(Material shown)

>>>

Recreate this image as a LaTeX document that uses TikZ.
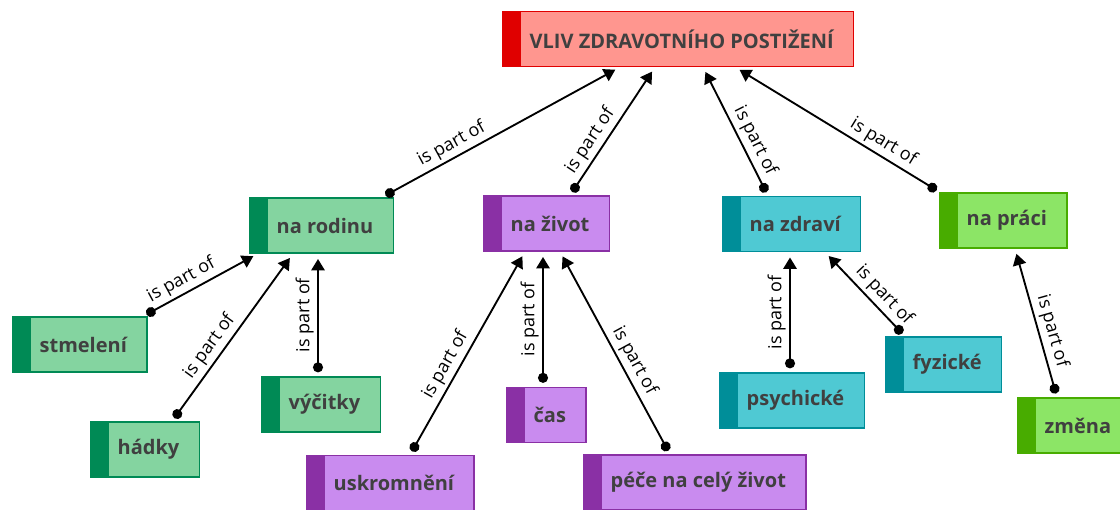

<<<
>>>

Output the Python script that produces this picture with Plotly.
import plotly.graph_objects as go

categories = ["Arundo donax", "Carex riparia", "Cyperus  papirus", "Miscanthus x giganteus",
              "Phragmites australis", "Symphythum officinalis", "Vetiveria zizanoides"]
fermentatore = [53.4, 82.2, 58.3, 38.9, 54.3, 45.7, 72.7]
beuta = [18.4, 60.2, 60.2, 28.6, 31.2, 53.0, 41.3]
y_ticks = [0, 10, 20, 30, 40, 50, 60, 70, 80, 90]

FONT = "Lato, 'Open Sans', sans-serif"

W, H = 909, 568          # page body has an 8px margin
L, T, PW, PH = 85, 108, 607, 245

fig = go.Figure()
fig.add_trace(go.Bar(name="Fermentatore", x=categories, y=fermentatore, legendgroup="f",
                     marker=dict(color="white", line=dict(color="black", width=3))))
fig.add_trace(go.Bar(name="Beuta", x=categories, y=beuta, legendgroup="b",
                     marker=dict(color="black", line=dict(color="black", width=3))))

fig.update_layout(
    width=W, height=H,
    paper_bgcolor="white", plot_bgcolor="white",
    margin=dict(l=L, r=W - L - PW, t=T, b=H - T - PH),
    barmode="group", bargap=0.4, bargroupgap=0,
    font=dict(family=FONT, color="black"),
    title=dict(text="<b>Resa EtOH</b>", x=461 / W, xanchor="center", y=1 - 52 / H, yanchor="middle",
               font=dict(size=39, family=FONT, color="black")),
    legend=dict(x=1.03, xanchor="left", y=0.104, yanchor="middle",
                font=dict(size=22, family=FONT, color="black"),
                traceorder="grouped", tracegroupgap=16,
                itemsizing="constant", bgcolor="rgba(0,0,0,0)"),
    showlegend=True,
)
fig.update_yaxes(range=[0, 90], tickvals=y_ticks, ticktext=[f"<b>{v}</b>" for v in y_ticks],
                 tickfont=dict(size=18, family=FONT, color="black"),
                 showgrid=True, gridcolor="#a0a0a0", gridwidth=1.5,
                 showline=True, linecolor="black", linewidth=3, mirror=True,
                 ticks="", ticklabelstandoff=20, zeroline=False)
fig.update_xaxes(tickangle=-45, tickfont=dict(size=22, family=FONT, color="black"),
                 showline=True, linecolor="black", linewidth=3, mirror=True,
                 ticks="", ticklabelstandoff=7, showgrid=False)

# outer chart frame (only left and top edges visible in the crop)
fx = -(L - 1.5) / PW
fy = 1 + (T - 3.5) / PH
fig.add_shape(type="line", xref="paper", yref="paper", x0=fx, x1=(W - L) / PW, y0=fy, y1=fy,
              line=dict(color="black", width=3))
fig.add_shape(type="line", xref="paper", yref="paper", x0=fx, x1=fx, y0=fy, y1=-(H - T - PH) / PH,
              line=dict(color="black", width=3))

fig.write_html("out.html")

<<<
>>>

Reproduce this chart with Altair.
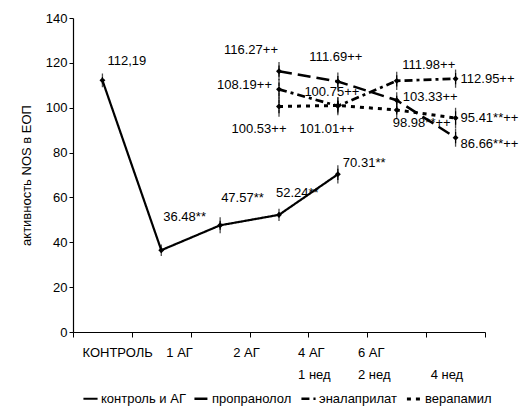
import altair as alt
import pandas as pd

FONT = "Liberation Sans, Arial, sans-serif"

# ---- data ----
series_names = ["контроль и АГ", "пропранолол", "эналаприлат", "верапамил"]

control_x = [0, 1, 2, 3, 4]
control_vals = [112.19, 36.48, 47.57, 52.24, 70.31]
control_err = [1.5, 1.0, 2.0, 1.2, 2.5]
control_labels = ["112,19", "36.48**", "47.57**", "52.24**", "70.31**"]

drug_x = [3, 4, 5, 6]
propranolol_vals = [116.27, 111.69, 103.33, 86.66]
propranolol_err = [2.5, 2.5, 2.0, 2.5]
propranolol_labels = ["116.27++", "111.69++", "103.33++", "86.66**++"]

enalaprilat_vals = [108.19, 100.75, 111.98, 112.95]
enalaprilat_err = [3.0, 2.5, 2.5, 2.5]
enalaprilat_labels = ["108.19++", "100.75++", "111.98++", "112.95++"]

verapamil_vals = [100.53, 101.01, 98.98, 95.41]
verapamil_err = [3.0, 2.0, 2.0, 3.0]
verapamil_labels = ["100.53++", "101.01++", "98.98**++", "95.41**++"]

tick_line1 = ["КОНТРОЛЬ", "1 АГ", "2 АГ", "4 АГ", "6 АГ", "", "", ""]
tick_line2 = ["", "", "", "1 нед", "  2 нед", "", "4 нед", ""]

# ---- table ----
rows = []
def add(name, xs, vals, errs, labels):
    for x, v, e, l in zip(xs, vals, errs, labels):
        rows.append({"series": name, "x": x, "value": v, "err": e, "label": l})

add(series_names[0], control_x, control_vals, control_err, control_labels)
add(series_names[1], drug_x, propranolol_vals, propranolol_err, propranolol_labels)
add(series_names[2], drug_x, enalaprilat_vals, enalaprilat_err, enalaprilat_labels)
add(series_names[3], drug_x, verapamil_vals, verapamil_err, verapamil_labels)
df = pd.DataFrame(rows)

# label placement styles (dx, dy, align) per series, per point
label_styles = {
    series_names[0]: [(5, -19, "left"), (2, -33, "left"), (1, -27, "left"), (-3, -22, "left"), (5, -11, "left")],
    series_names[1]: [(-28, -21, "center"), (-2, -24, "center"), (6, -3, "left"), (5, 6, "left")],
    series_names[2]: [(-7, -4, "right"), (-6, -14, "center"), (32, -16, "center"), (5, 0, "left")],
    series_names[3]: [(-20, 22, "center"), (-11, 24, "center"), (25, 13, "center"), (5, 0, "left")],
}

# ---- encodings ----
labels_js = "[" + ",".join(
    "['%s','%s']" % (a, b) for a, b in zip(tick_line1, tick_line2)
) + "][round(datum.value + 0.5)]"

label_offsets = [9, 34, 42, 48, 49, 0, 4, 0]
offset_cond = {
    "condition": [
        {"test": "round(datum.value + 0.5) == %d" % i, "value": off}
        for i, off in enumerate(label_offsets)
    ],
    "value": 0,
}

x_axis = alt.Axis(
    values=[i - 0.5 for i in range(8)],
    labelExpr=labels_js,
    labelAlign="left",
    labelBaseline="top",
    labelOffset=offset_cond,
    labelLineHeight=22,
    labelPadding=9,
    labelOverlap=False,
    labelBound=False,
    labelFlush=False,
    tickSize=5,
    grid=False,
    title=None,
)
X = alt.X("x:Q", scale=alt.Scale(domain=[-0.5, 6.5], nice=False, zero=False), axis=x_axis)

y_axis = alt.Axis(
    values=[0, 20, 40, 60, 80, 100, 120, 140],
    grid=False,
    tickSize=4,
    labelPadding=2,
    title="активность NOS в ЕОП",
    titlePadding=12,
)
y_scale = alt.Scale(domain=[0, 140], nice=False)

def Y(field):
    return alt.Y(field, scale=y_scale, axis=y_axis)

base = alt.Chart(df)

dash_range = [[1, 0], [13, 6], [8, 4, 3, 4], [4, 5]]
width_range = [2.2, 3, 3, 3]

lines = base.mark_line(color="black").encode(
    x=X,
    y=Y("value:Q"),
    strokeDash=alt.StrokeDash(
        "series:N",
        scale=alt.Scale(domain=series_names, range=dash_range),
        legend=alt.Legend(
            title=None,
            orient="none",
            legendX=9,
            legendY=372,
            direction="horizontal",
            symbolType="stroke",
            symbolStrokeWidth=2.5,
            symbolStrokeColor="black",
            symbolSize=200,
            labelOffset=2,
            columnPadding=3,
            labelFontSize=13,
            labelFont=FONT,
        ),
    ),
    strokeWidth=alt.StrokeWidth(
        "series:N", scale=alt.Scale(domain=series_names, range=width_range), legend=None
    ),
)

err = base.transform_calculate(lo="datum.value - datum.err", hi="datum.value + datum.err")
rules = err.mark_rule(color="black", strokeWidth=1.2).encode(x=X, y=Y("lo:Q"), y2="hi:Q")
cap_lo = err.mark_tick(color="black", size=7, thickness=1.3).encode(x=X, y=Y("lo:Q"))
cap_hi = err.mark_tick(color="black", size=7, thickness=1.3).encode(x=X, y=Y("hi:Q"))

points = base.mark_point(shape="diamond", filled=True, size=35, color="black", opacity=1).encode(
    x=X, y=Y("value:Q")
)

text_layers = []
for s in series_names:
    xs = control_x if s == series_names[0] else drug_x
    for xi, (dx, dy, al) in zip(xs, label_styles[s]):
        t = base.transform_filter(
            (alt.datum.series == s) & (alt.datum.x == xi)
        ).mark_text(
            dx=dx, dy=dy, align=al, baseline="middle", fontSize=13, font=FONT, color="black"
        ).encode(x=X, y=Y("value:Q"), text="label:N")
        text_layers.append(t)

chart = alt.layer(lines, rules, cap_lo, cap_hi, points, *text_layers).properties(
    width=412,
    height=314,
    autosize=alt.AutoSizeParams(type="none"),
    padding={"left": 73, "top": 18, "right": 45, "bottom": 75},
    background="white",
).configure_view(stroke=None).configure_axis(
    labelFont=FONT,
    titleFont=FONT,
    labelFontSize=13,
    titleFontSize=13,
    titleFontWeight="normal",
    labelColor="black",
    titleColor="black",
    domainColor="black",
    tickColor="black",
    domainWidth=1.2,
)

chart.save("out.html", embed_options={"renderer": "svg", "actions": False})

<<<

(Short problem) Only the lines from the one containing "Output the Python" through the one containing "70, 80, 90]" are to be extracted, exactly as they appear, with both ends included.

(Exercise result)
Output the Python script that produces this picture with Plotly.
import plotly.graph_objects as go

categories = ["Arundo donax", "Carex riparia", "Cyperus  papirus", "Miscanthus x giganteus",
              "Phragmites australis", "Symphythum officinalis", "Vetiveria zizanoides"]
fermentatore = [53.4, 82.2, 58.3, 38.9, 54.3, 45.7, 72.7]
beuta = [18.4, 60.2, 60.2, 28.6, 31.2, 53.0, 41.3]
y_ticks = [0, 10, 20, 30, 40, 50, 60, 70, 80, 90]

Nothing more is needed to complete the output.